Just wanted to say I’m so glad you’ve been updating your blog again! I’m inconsistent on social media, but I’ve enjoyed reading your thoughts for …. oh no, about 25 years, that can’t be right …. and it has made me happy to see these posts appear in my inbox!
as a result of you mentioning it, I picked up a copy of The Ministry of Time to read. I am an avid reader, and was looking forward to delving into this one. It required a bit more intellectual investment, but I really, really enjoyed it. Very different kind of plot, but I thought it was fantastic. Thanks so much for putting it on my radar!
This weekend I’ve stumbled upon a new local Indivisible group (I’ve been trying to find a local group for a while) and signed up. Then I notified another loosely related group I belong to on the “Nextdoor” social media platform and provided a membership link to hopefully bring some of us together.
Go eaglets!
And I really try to be a helper – typically, working best through helping individuals we know (at least somewhat) from our community of nerdy/geeky friends. Last year, we helped a disabled friend by covering deposit/moving expenses so they could get a place where they didn’t have to negotiate stairs, and could actually leave their bedroom more often – which has really enabled them to get out more and improve their health.

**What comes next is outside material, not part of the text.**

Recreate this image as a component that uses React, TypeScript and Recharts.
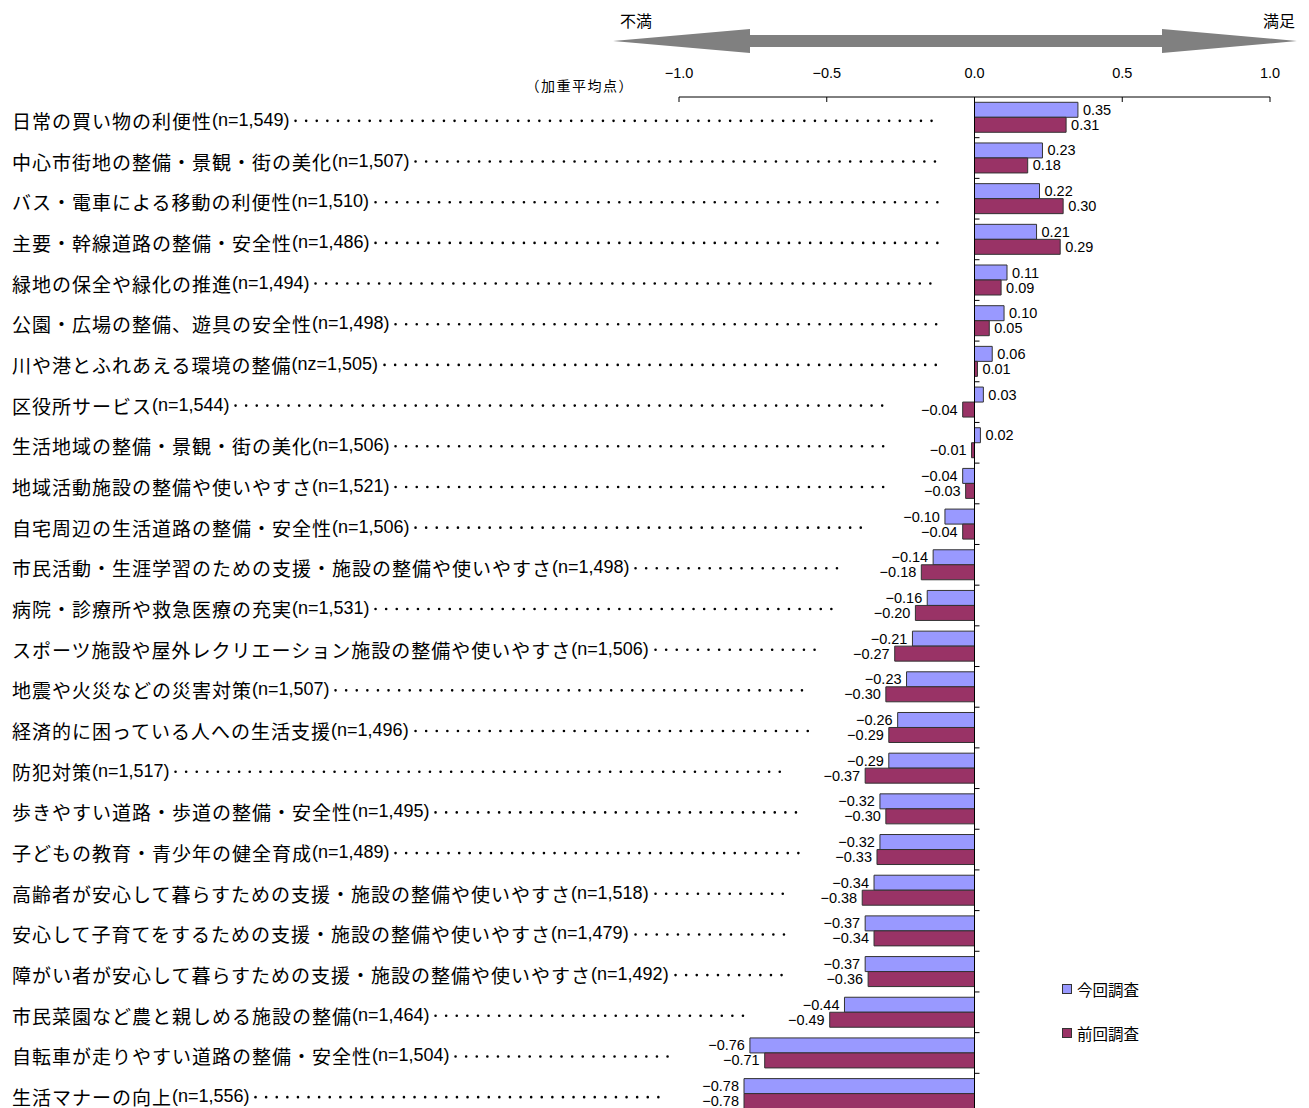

Katamari Damacy brings up som many memories of that time period – I was obsessed with that game for a while.
I’m a definite Wil-admirer – so many props for trying to be a better person than our parents. I am definitely in the same mindset.
Your and Anne’s presence was sorely missed on NerdBoat this year!
Thanks Will – appreciate you too.
Argh, autocorrect. Thanks Wil 🙂
+1 to sharing memories in long form like this.
Katamari Damacy, man, that’s a fun little game that was seriously punching above its weight class in music terms. I used to listen to the soundtrack on my drive to work to get hyped up to Accomplish Stuff for the day, and shrug off whatever BS happened that day.
This weekend, I helped trap 4 stray cats in my backyard (technically, I’ve been letting them live in my unused indoor patio during the cold weather) so they could have TNRs done (spay/neuter & vaccination), and they’ll be re-released into my backyard today. I’ve missed them! And now they won’t be contributing to the population boom as kitten season starts, and I will keep taking care of the sweet babies. I’m doing what I can while looking for a job.
If I may, how were you able to trap them? A stray mother had 4 kittens in my yard last spring and now I fear there will be more. I’ve tried catching them without success. I’d sure appreciate learning how to capture them for sterilization, vaccination, and rerelease TIA.
i’m the librarian in a tiny little new england town, and i gotta say that, on way to many mornings, i feel like i cannot find the point anymore. but i go to the library, i hang out my “open” flag, and….lovely people show up! they come for books, of course, but also to learn about owls or to do science experiments, or to chat, peruse, see neighbors, do a puzzle, play games. this is what tethers me to the future, reminding myself every moment that this is worth keeping, building this community based on a love of community and learning.
Thank you for making a difference.
Thank you Wil. You make a difference too. Happy to see you writing again.
Writing letters to reps and senators more often than ever. Supporting Wilderness Watch letter campaigns to strengthen designated Wilderness protections that recreationists and pro-business groups keep trying to weaken. Helping friends who are frightened by what the current administration is doing to see that folks can and are fighting back. Getting them to speak up with phone calls or letters to their representatives in DC. Be informed, help others to be informed but not overloaded. Read Heather Cox Richardson daily on Substack. Dan Rather too. Keeping informed helps me help others so they can be part of the solution.